● Data shown
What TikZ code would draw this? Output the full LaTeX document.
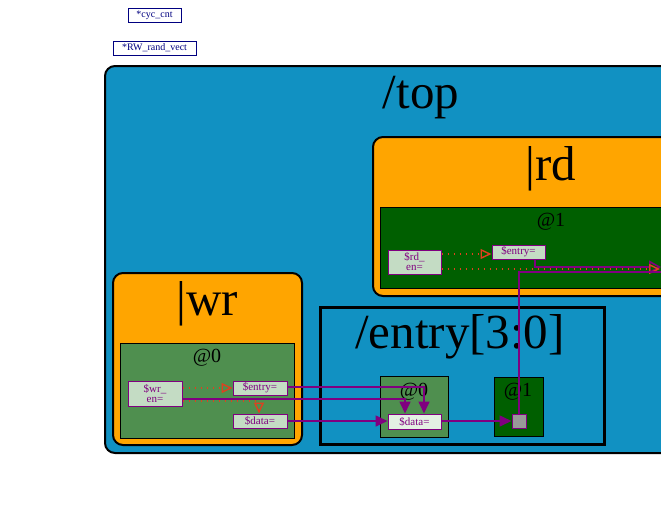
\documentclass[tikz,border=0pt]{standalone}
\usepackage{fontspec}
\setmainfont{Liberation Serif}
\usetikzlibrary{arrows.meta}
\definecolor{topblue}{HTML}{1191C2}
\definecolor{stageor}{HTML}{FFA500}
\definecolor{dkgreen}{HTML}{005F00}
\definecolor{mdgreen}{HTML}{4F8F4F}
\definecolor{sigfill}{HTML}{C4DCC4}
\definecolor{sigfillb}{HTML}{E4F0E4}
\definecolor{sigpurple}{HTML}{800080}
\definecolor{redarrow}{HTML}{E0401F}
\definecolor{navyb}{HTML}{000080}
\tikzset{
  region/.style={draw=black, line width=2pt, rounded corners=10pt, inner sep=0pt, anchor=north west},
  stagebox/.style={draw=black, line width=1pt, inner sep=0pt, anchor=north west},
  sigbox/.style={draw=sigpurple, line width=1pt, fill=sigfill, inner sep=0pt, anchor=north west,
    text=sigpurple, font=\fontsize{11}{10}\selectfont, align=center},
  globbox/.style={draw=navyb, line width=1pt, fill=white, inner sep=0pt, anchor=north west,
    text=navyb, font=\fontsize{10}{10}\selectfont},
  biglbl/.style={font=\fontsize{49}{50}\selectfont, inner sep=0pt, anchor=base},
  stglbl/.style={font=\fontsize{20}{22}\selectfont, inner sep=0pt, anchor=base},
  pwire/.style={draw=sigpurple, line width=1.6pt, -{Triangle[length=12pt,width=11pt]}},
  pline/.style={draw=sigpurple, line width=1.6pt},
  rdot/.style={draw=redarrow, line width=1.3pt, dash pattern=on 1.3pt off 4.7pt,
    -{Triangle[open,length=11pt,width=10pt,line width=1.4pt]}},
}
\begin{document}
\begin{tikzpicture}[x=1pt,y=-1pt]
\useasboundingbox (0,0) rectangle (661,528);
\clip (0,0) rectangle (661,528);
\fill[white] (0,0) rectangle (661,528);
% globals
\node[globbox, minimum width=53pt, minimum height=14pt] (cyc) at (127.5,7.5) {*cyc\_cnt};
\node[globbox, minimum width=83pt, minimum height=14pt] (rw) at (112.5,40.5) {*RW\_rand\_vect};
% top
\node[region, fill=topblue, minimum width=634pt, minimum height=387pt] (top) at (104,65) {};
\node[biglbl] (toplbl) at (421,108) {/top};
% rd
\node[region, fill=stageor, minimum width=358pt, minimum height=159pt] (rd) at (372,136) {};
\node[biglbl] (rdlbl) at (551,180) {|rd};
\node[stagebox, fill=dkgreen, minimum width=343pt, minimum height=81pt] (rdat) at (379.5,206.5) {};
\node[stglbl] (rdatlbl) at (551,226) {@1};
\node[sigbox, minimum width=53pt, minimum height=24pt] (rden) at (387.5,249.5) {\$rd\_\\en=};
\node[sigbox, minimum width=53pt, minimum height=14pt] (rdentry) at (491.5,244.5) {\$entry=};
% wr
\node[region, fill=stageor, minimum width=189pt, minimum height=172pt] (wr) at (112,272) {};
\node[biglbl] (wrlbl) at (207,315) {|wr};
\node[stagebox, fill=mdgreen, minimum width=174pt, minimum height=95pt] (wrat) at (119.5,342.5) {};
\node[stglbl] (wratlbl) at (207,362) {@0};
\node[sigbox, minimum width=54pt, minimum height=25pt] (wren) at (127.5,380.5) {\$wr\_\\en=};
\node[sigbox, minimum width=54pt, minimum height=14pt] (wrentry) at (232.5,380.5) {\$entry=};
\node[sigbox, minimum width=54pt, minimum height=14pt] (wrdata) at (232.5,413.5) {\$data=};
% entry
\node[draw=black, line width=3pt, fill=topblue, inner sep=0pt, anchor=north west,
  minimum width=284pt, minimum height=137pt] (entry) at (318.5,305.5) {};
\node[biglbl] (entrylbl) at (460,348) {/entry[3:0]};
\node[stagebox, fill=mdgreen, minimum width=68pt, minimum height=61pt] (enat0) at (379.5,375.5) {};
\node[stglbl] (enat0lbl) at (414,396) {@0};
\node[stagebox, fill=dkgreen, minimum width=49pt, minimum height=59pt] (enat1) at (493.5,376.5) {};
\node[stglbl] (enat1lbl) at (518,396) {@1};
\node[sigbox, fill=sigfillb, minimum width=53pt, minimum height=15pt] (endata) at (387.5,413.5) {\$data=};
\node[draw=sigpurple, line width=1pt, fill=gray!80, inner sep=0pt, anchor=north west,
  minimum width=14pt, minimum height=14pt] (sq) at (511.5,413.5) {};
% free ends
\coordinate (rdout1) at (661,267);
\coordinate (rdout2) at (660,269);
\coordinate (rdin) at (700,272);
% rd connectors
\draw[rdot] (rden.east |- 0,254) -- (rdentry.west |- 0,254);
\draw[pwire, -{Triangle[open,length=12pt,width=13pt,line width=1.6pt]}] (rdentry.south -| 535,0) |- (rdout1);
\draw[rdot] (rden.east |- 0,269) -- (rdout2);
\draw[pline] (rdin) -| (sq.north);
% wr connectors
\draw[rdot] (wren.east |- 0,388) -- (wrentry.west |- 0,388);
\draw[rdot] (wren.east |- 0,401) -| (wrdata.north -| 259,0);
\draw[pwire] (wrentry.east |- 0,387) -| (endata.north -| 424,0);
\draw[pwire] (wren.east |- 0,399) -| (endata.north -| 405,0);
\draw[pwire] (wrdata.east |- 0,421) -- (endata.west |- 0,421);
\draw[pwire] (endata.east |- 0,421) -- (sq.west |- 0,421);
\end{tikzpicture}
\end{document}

● Your task
Repeat all the data as it stands, dropping any images it holds.

● In response
What TikZ code would draw this? Output the full LaTeX document.
\documentclass[tikz,border=0pt]{standalone}
\usepackage{fontspec}
\setmainfont{Liberation Serif}
\usetikzlibrary{arrows.meta}
\definecolor{topblue}{HTML}{1191C2}
\definecolor{stageor}{HTML}{FFA500}
\definecolor{dkgreen}{HTML}{005F00}
\definecolor{mdgreen}{HTML}{4F8F4F}
\definecolor{sigfill}{HTML}{C4DCC4}
\definecolor{sigfillb}{HTML}{E4F0E4}
\definecolor{sigpurple}{HTML}{800080}
\definecolor{redarrow}{HTML}{E0401F}
\definecolor{navyb}{HTML}{000080}
\tikzset{
  region/.style={draw=black, line width=2pt, rounded corners=10pt, inner sep=0pt, anchor=north west},
  stagebox/.style={draw=black, line width=1pt, inner sep=0pt, anchor=north west},
  sigbox/.style={draw=sigpurple, line width=1pt, fill=sigfill, inner sep=0pt, anchor=north west,
    text=sigpurple, font=\fontsize{11}{10}\selectfont, align=center},
  globbox/.style={draw=navyb, line width=1pt, fill=white, inner sep=0pt, anchor=north west,
    text=navyb, font=\fontsize{10}{10}\selectfont},
  biglbl/.style={font=\fontsize{49}{50}\selectfont, inner sep=0pt, anchor=base},
  stglbl/.style={font=\fontsize{20}{22}\selectfont, inner sep=0pt, anchor=base},
  pwire/.style={draw=sigpurple, line width=1.6pt, -{Triangle[length=12pt,width=11pt]}},
  pline/.style={draw=sigpurple, line width=1.6pt},
  rdot/.style={draw=redarrow, line width=1.3pt, dash pattern=on 1.3pt off 4.7pt,
    -{Triangle[open,length=11pt,width=10pt,line width=1.4pt]}},
}
\begin{document}
\begin{tikzpicture}[x=1pt,y=-1pt]
\useasboundingbox (0,0) rectangle (661,528);
\clip (0,0) rectangle (661,528);
\fill[white] (0,0) rectangle (661,528);
% globals
\node[globbox, minimum width=53pt, minimum height=14pt] (cyc) at (127.5,7.5) {*cyc\_cnt};
\node[globbox, minimum width=83pt, minimum height=14pt] (rw) at (112.5,40.5) {*RW\_rand\_vect};
% top
\node[region, fill=topblue, minimum width=634pt, minimum height=387pt] (top) at (104,65) {};
\node[biglbl] (toplbl) at (421,108) {/top};
% rd
\node[region, fill=stageor, minimum width=358pt, minimum height=159pt] (rd) at (372,136) {};
\node[biglbl] (rdlbl) at (551,180) {|rd};
\node[stagebox, fill=dkgreen, minimum width=343pt, minimum height=81pt] (rdat) at (379.5,206.5) {};
\node[stglbl] (rdatlbl) at (551,226) {@1};
\node[sigbox, minimum width=53pt, minimum height=24pt] (rden) at (387.5,249.5) {\$rd\_\\en=};
\node[sigbox, minimum width=53pt, minimum height=14pt] (rdentry) at (491.5,244.5) {\$entry=};
% wr
\node[region, fill=stageor, minimum width=189pt, minimum height=172pt] (wr) at (112,272) {};
\node[biglbl] (wrlbl) at (207,315) {|wr};
\node[stagebox, fill=mdgreen, minimum width=174pt, minimum height=95pt] (wrat) at (119.5,342.5) {};
\node[stglbl] (wratlbl) at (207,362) {@0};
\node[sigbox, minimum width=54pt, minimum height=25pt] (wren) at (127.5,380.5) {\$wr\_\\en=};
\node[sigbox, minimum width=54pt, minimum height=14pt] (wrentry) at (232.5,380.5) {\$entry=};
\node[sigbox, minimum width=54pt, minimum height=14pt] (wrdata) at (232.5,413.5) {\$data=};
% entry
\node[draw=black, line width=3pt, fill=topblue, inner sep=0pt, anchor=north west,
  minimum width=284pt, minimum height=137pt] (entry) at (318.5,305.5) {};
\node[biglbl] (entrylbl) at (460,348) {/entry[3:0]};
\node[stagebox, fill=mdgreen, minimum width=68pt, minimum height=61pt] (enat0) at (379.5,375.5) {};
\node[stglbl] (enat0lbl) at (414,396) {@0};
\node[stagebox, fill=dkgreen, minimum width=49pt, minimum height=59pt] (enat1) at (493.5,376.5) {};
\node[stglbl] (enat1lbl) at (518,396) {@1};
\node[sigbox, fill=sigfillb, minimum width=53pt, minimum height=15pt] (endata) at (387.5,413.5) {\$data=};
\node[draw=sigpurple, line width=1pt, fill=gray!80, inner sep=0pt, anchor=north west,
  minimum width=14pt, minimum height=14pt] (sq) at (511.5,413.5) {};
% free ends
\coordinate (rdout1) at (661,267);
\coordinate (rdout2) at (660,269);
\coordinate (rdin) at (700,272);
% rd connectors
\draw[rdot] (rden.east |- 0,254) -- (rdentry.west |- 0,254);
\draw[pwire, -{Triangle[open,length=12pt,width=13pt,line width=1.6pt]}] (rdentry.south -| 535,0) |- (rdout1);
\draw[rdot] (rden.east |- 0,269) -- (rdout2);
\draw[pline] (rdin) -| (sq.north);
% wr connectors
\draw[rdot] (wren.east |- 0,388) -- (wrentry.west |- 0,388);
\draw[rdot] (wren.east |- 0,401) -| (wrdata.north -| 259,0);
\draw[pwire] (wrentry.east |- 0,387) -| (endata.north -| 424,0);
\draw[pwire] (wren.east |- 0,399) -| (endata.north -| 405,0);
\draw[pwire] (wrdata.east |- 0,421) -- (endata.west |- 0,421);
\draw[pwire] (endata.east |- 0,421) -- (sq.west |- 0,421);
\end{tikzpicture}
\end{document}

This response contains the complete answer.